4- PNE-Lei: discurso sem recurso

 

            Antes de fazer comentários específicos sobre o PNE-Lei sancionado pelo presidente FHC, cabe lembrar a sua estrutura e a sua origem. O PNE-Lei compõe-se de 6 partes. A primeira é uma introdução, contendo um histórico dos planos e os objetivos e prioridades do PNE. A segunda trata dos níveis de ensino e se divide em educação básica (por sua vez, subdividida em educação infantil, ensino fundamental e ensino médio) e educação superior. A terceira é dedicada a várias modalidades de ensino (educação de jovens e adultos, educação à distância e tecnologias educacionais, educação tecnológica e formação profissional, educação especial, educação indígena). A quarta diz respeito ao magistério da educação básica; a quinta, ao financiamento e gestão. A última parte refere-se ao acompanhamento e avaliação do PNE-Lei. Com exceção dessa última parte e da primeira (Introdução), todas as outras contêm um diagnóstico, diretrizes, objetivos e metas. Embora não faça parte do PNE-Lei propriamente dito, a mensagem No. 9 encaminhada pelo presidente FHC ao presidente do Senado Federal em 9 de janeiro de 2001, contendo os vetos e as suas justificativas ao projeto de lei 42, de 2000 (o PNE-substitutivo), é um importante elemento de análise, pois praticamente todos os vetos dizem respeito à previsão de recursos para a concretização das diretrizes e metas do PNE-Lei, mostrando claramente a debilidade de um PNE-Lei que estabelece metas de expansão para todos os níveis e modalidades de ensino, mas não prevê nem os custos nem a fonte de recursos adicionais para o financiamento de tais metas.

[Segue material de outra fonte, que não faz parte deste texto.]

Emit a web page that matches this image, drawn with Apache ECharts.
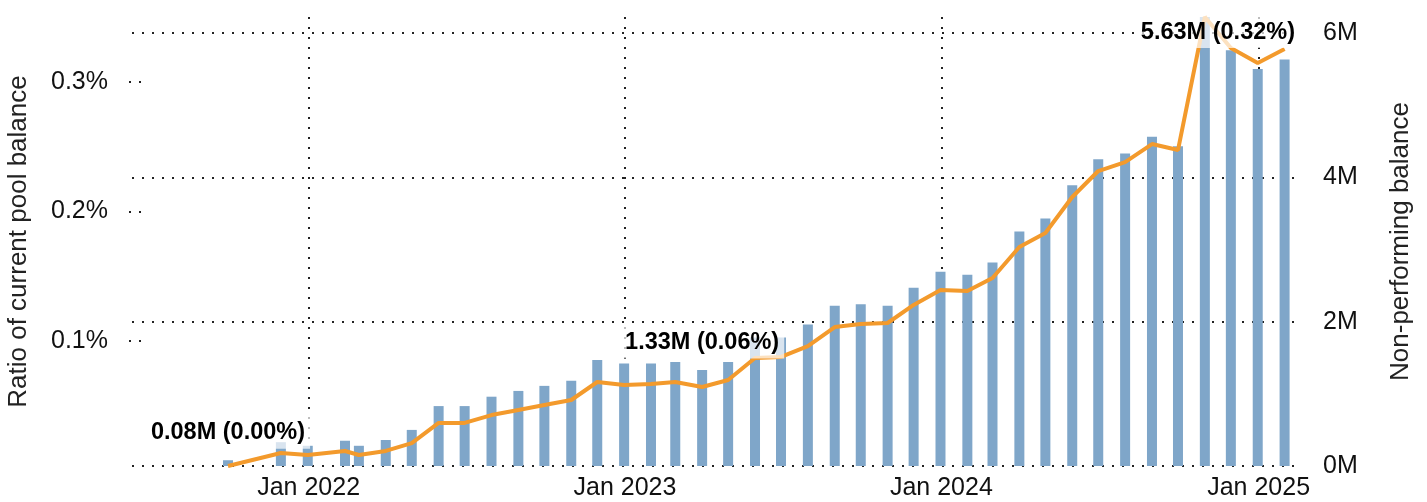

            A propósito, tais vetos acabaram por gerar uma contradição dentro do próprio PNE-Lei, pois, enquanto o seu diagnóstico é idêntico ao do PNE-substitutivo, alguns de seus objetivos e metas foram vetados pelo presidente FHC. Assim, o diagnóstico fala da necessidade de aumento dos gastos do conjunto das três esferas de governo (federal, estadual e municipal) para 7% do PIB, porém esta meta foi vetada, produzindo-se assim um plano que não é plano, pois não define a origem dos recursos adicionais para o financiamento das metas de expansão. O diagnóstico também menciona um padrão mínimo de qualidade, materializado num custo-aluno-qualidade e na meta 7 do PNE-substitutivo, também vetada. Para os vetos, o presidente alegou que a meta de 7% do PIB contraria o disposto na Lei Complementar 101 (Lei de Responsabilidade Fiscal), não indica fonte de receita correspondente e não está em conformidade com o PPA (Plano Plurianual) do governo federal. As alegações são frágeis pois os governos podem fazer - e o fazem o tempo todo - remanejamento (legal e ilegal) de verbas. Um exemplo é a desvinculação de impostos de MDE promovida pelo governo federal através de Emendas Constitucionais desde 1994, comentada no início. Além disso, o PPA será inevitavelmente bastante alterado pelo simples fato de o próprio governo preferir remunerar o capital financeiro (através da taxa de juros) a investir nos setores sociais, fragilizando qualquer meta de qualquer plano aparentemente voltado para as necessidades dos trabalhadores.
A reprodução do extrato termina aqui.